In the runup to Cancun, the hypocrisy has reached a fever pitch, or at least what passes for such in global economic circles. Representatives from the United States and Europe, by far the two biggest offenders on agricultural subsidies, have staged a running battle in the pages of The Wall Street Journal. Each claims an earnest desire to wipe out farm tariffs and help the Third World. Each suggests the other's intransigence is the biggest obstacle to this happening.
In mid-July, the Journal ran a thousand-word screed by U.S. Trade Representative Robert Zoellick, in which he claimed to stoutly support multilateral trade liberalization but also threatened to continue cutting separate trade deals outside the WTO if the talks don't go the United States' way.
The United States, Mr. Zoellick reminded us, has proposed cutting world spending on so-called production-distorting farm subsidies by $100-billion over five years. It wants export subsidies eliminated, and import tariffs limited to 25 per cent or less. If only the subsidy-mad Europeans would agree.
Meantime, though, the U.S. government has doggedly pushed ahead with its Farm Bill -- undaunted by strong objections from all its major trading partners, including Canada. The legislation, made law last year, will pump an estimated $190-billion (Canadian) worth of government support to U.S. farmers over the current decade. Leading by example, it appears, is not in the Bush administration's lexicon.
But the European countries are no better in this regard. If anything, they're worse.

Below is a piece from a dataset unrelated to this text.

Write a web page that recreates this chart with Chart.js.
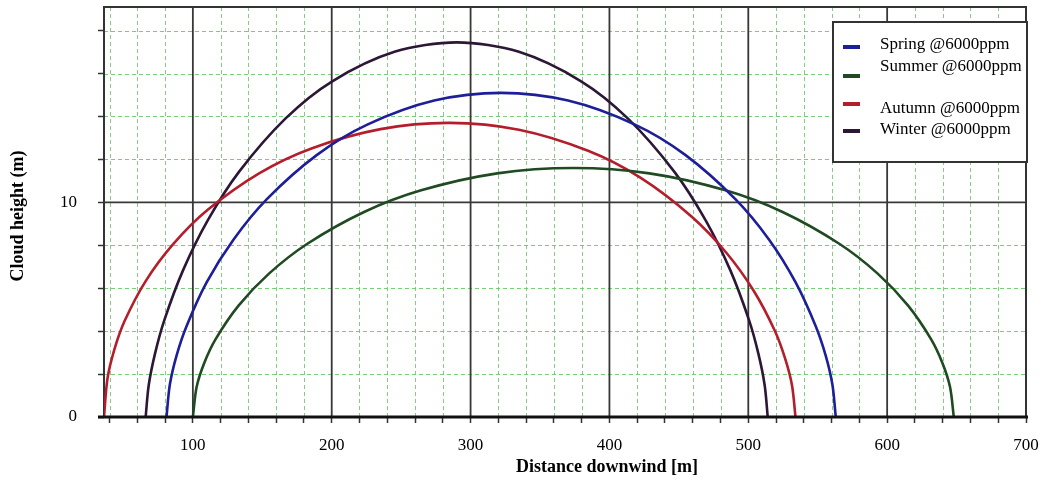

In June, after weeks of tense negotiations, the European Union agreed to overhaul its own system of agricultural supports, worth an estimated $50-billion (U.S.) a year to the continent's farmers. The deal was hailed -- by European politicians -- as a ground-breaking concession that might break the transatlantic logjam. The crux of it was to sever the link between subsidies and production, which leads to overfarming. In his own Wall Street Journal article, published a couple of weeks after Mr. Zoellick's, European agriculture commissioner Franz Fischler contended that great liberalizing strides have been made. Criticism of his continent's farm policy, he sniffed, is based on mere myth.
The bottom line, though, is that even under the latest reform, the total level of EU government support for farmers won't drop. It will merely change its form. Rather than being paid to produce crops, European farmers will be paid to preserve environmentally sensitive pasture land, or forgo harvesting fields where endangered birds have made their nests. So, in effect, they'll still be paid to remain in what has become, by virtue of European farming's high fixed costs, an unprofitable business.
Where does Canada fit in? We like to portray ourselves as a global good guy. And we are -- to a point. Canada's wheat subsidies per bushel, for example, were $31 (Canadian) in 2001, according to OECD estimates, compared with $108 and $130 in the United States and Europe, respectively.
In March, the WTO praised Canada's trade regime for its openness.
And yet, the WTO pointed out in its review that Canadian dairy, eggs and poultry are often protected by import barriers of more than 200 per cent. Here, too, we indulge farmers at the expense of consumers.
What bearing does this have on the meeting in Cancun? Simply this: There will be 146 nations in attendance -- the first full meeting of the WTO since the Doha round of trade talks was launched in 2001. Developing-member nations, to whom the West has preached for years about the benefits of globalization, are dead-set on reducing farm tariffs. If no progress is made, the meeting will end in disarray, which would throw the whole Doha round into doubt. That, in turn, could throw globalization itself into a deep freeze.
Excuses don't cut it any more. It's time for the West to open its doors to the developing world's products, and farm produce in particular.